With that series, where I went around the world to every continent to make work, I raised the money myself and just travelled with my wife, a backpack and camera equipment – only what we could carry on our backs and pull with our hands. We found people and walked around the city, so the locations are different to Naked States, where we had a car and were able to cover a lot of ground and find interesting locations. When you don’t have wheels it’s harder to get to really amazing sites. For Naked States we could jump out of the car, but for Nude Adrift, which is what I titled the journey around the world, we didn’t have anywhere to hide afterwards.
S: Have you seen people’s perspectives on nudity change a lot since you started taking these photos?

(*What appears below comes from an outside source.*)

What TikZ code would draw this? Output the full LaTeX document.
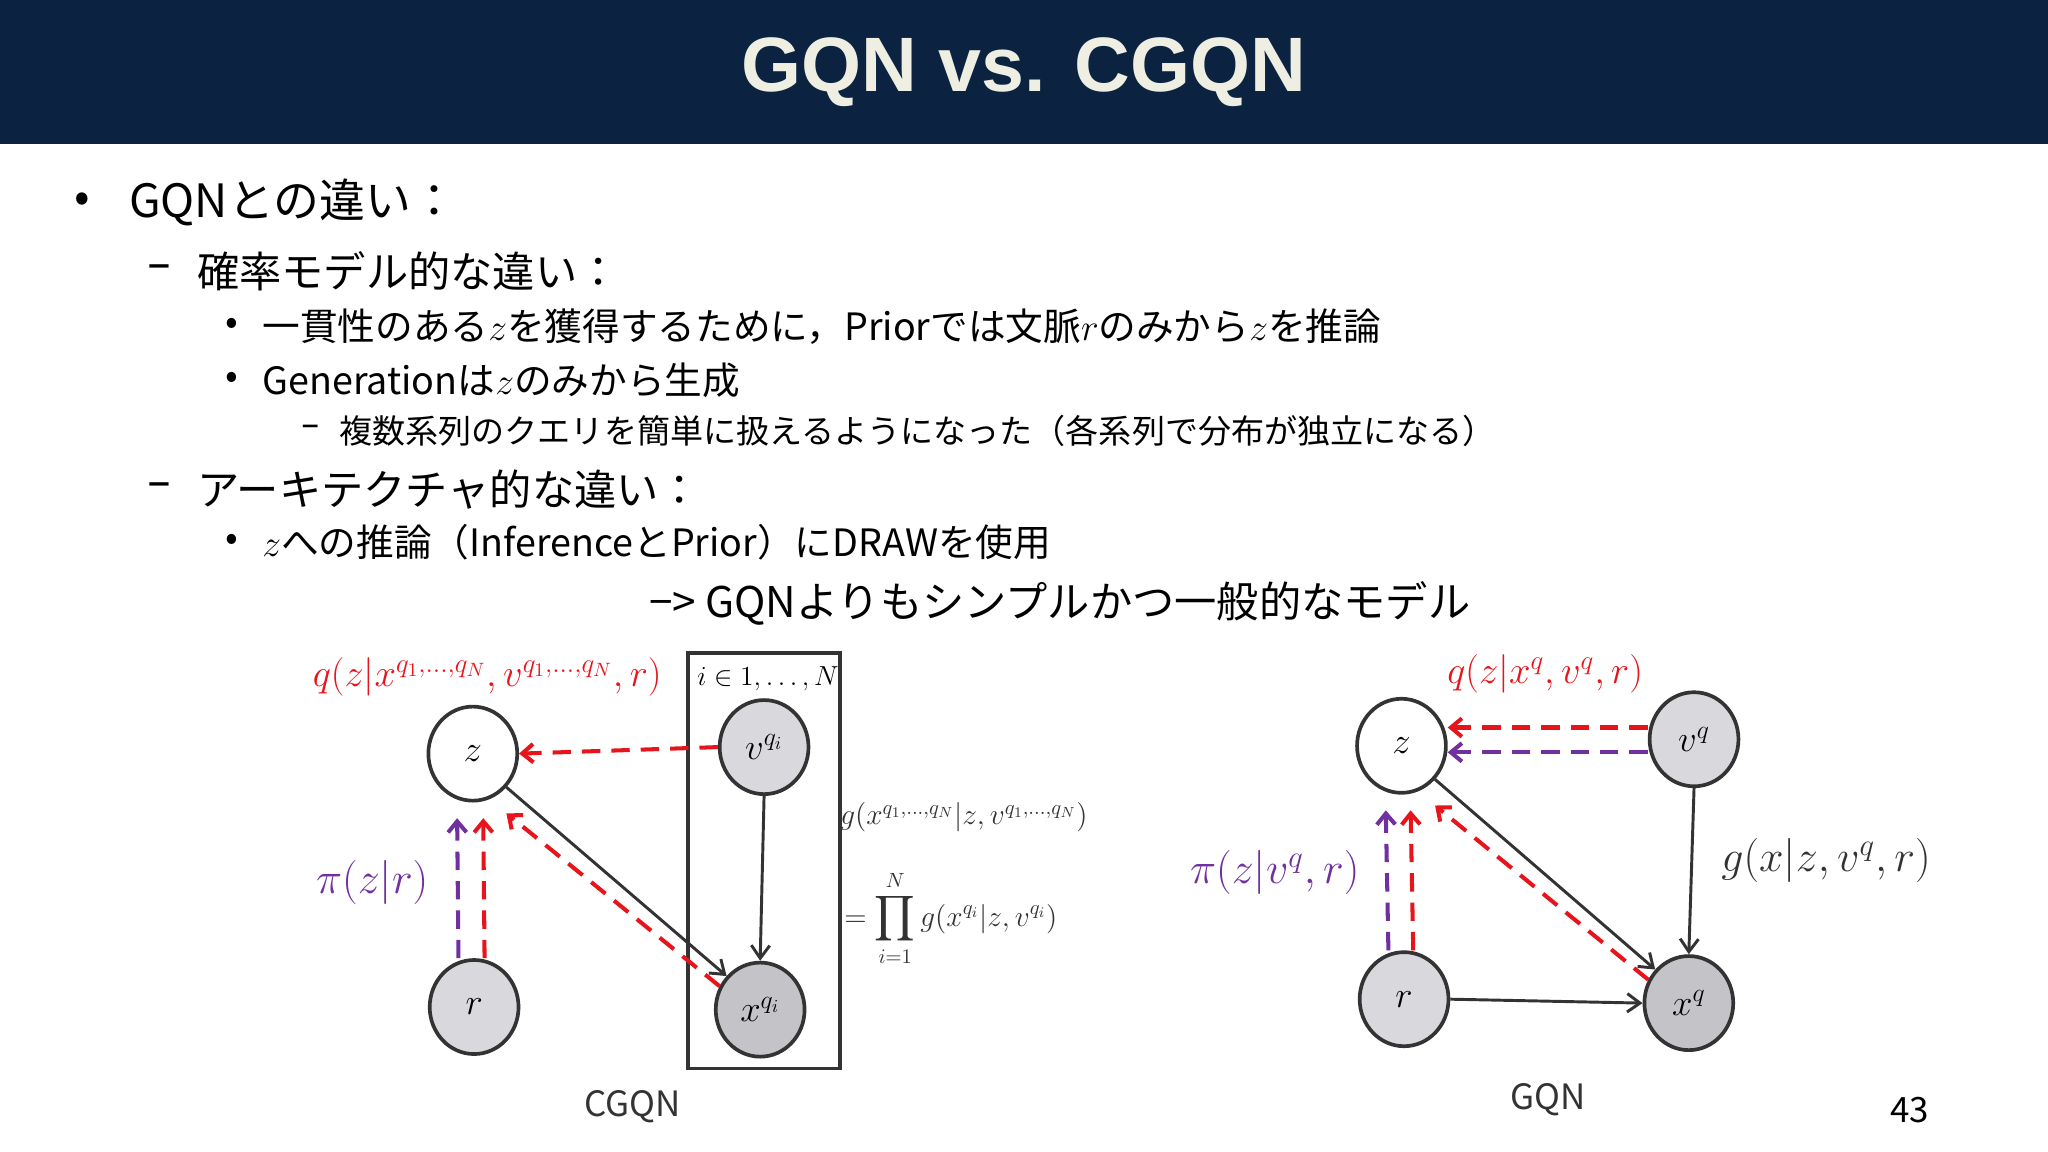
\documentclass[tikz,border=0pt]{standalone}
\usepackage{fix-cm}
\usepackage{amsmath}
\usepackage{fontspec}
\setmainfont{Noto Sans CJK JP}
\newfontfamily\titlefont{Liberation Sans}
\newfontfamily\dashfont{DejaVu Sans}
\usetikzlibrary{shapes.geometric,arrows.meta,calc}
\definecolor{navy}{HTML}{0B2340}
\definecolor{myred}{HTML}{E8141C}
\definecolor{mypurple}{HTML}{7030A0}
\definecolor{lgray}{HTML}{D9D9DD}
\definecolor{dgray}{HTML}{C4C4C8}
\definecolor{ink}{HTML}{333333}
\begin{document}
\begin{tikzpicture}[x=0.025cm,y=-0.025cm,
  var/.style={ellipse,draw=ink,line width=2pt,minimum width=1.7cm,minimum height=1.8cm,inner sep=0pt,font=\fontsize{20}{22}\selectfont},
  obs/.style={var,fill=lgray},
  obsd/.style={var,fill=dgray},
  solidarr/.style={draw=ink,line width=1.6pt,-{Straight Barb[length=7pt,width=10pt,line width=1.6pt]}},
  redarr/.style={draw=myred,line width=2.2pt,dash pattern=on 10pt off 6pt,-{Straight Barb[length=6pt,width=10pt,line width=2.2pt]}},
  purarr/.style={redarr,draw=mypurple},
  t1/.style={anchor=west,font=\fontsize{25}{28}\selectfont},
  t2/.style={anchor=west,font=\fontsize{23}{25}\selectfont},
  t3/.style={anchor=west,font=\fontsize{20.5}{22}\selectfont},
  t4/.style={anchor=west,font=\fontsize{18}{20}\selectfont},
  dsh/.style={anchor=west,font=\fontsize{26}{28}\selectfont\dashfont},
  mlab/.style={font=\fontsize{19}{22}\selectfont}]
\useasboundingbox (0,0) rectangle (1568,882);
\fill[white] (0,0) rectangle (1568,882);
\fill[navy] (0,0) rectangle (1568,110);
\node (title) at (784,55) {\titlefont\bfseries\fontsize{42}{46}\selectfont\color[HTML]{EEEEE2}GQN vs. CGQN};
% text
\node[t1] (b1) at (52,155) {•};
\node[t1] (l1) at (94,155) {GQNとの違い：};
\node[dsh] (b2) at (108,208) {–};
\node[t2] (l2) at (146,208) {確率モデル的な違い：};
\node[t3] (b3) at (168,250) {•};
\node[t3] (l3) at (196,250) {一貫性のある$z$を獲得するために，Priorでは文脈$r$のみから$z$を推論};
\node[t3] (b4) at (168,291) {•};
\node[t3] (l4) at (196,291) {Generationは$z$のみから生成};
\node[dsh,font=\fontsize{20}{22}\selectfont\dashfont] (b5) at (226,330) {–};
\node[t4] (l5) at (255,330) {複数系列のクエリを簡単に扱えるようになった（各系列で分布が独立になる）};
\node[dsh] (b6) at (108,375) {–};
\node[t2] (l6) at (146,375) {アーキテクチャ的な違い：};
\node[t3] (b7) at (168,415) {•};
\node[t3] (l7) at (196,415) {$z$への推論（InferenceとPrior）にDRAWを使用};
\node[t2] (l8) at (492,462) {−> GQNよりもシンプルかつ一般的なモデル};
% CGQN
\draw[ink,line width=2pt] (527,500) rectangle (643,818);
\node (plate) at (588,520) {\fontsize{15}{17}\selectfont$i\in 1,\ldots,N$};
\node[var] (z1) at (362,577) {$z$};
\node[obs] (v1) at (585,572) {$v^{q_i}$};
\node[obs] (r1) at (363,771) {$r$};
\node[obsd] (x1) at (582,773) {$x^{q_i}$};
\node[mlab,text=myred,font=\fontsize{21}{24}\selectfont] (q1) at (373,518) {$q(z|x^{q_1,\ldots,q_N},v^{q_1,\ldots,q_N},r)$};
\node[mlab,text=mypurple,font=\fontsize{24}{26}\selectfont] (p1) at (285,676) {$\pi(z|r)$};
\node[font=\fontsize{16}{18}\selectfont,text=ink,inner sep=1pt] (g1) at (738,626) {$g(x^{q_1,\ldots,q_N}|z,v^{q_1,\ldots,q_N})$};
\node[font=\fontsize{16}{18}\selectfont,text=ink,inner sep=1pt] (g2) at (728,703) {$\displaystyle=\prod_{i=1}^{N} g(x^{q_i}|z,v^{q_i})$};
\draw[redarr] (v1.west) -- (z1.east);
\draw[purarr] ($(r1.north)+(-12,0)$) -- ($(z1.south)+(-12,12)$);
\draw[redarr] ($(r1.north)+(8,0)$) -- ($(z1.south)+(8,12)$);
\draw[solidarr] (z1.-45) -- (x1.135);
\draw[redarr] (x1.150) -- ($(z1.-45)+(0,20)$);
\draw[solidarr] (v1.south) -- (x1.north);
\node[font=\fontsize{19}{22}\selectfont,text=ink] (c1) at (484,847) {CGQN};
% GQN
\node[var] (z2) at (1073,571) {$z$};
\node[obs] (v2) at (1297,566) {$v^{q}$};
\node[obs] (r2) at (1075,765) {$r$};
\node[obsd] (x2) at (1293,768) {$x^{q}$};
\node[mlab,text=myred,font=\fontsize{21}{24}\selectfont] (q2) at (1183,516) {$q(z|x^{q},v^{q},r)$};
\node[mlab,text=mypurple,font=\fontsize{24}{26}\selectfont] (p2) at (976,668) {$\pi(z|v^q,r)$};
\node[text=ink,font=\fontsize{24}{26}\selectfont] (g3) at (1398,659) {$g(x|z,v^q,r)$};
\draw[redarr] ($(v2.west)+(0,-9)$) -- ($(z2.east)+(0,-14)$);
\draw[purarr] ($(v2.west)+(0,10)$) -- ($(z2.east)+(0,5)$);
\draw[purarr] ($(r2.north)+(-12,0)$) -- ($(z2.south)+(-12,12)$);
\draw[redarr] ($(r2.north)+(7,0)$) -- ($(z2.south)+(7,12)$);
\draw[solidarr] (z2.-45) -- (x2.135);
\draw[redarr] (x2.150) -- ($(z2.-45)+(0,20)$);
\draw[solidarr] (v2.south) -- (x2.north);
\draw[solidarr] (r2.east) -- (x2.west);
\node[font=\fontsize{19}{22}\selectfont,text=ink] (c2) at (1185,842) {GQN};
\node[font=\fontsize{19}{22}\selectfont,text=black] (pg) at (1462,850) {43};
\end{tikzpicture}
\end{document}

ST: My whole style of photographing, gathering people on a street corner and doing an action really quickly, has manifested itself into flash mobs. As far as nudity goes, it’s common to hear of a group nude or a group protest. I think my work possibly inspired that, either directly or indirectly. If I hadn’t ever started doing what I do, maybe some other artist would’ve pursued it, or maybe it wouldn’t have happened, but I have definitely had some sort of impact on gatherings of multiple naked people.
I really enjoy my medium. My medium has legs and it can go anywhere.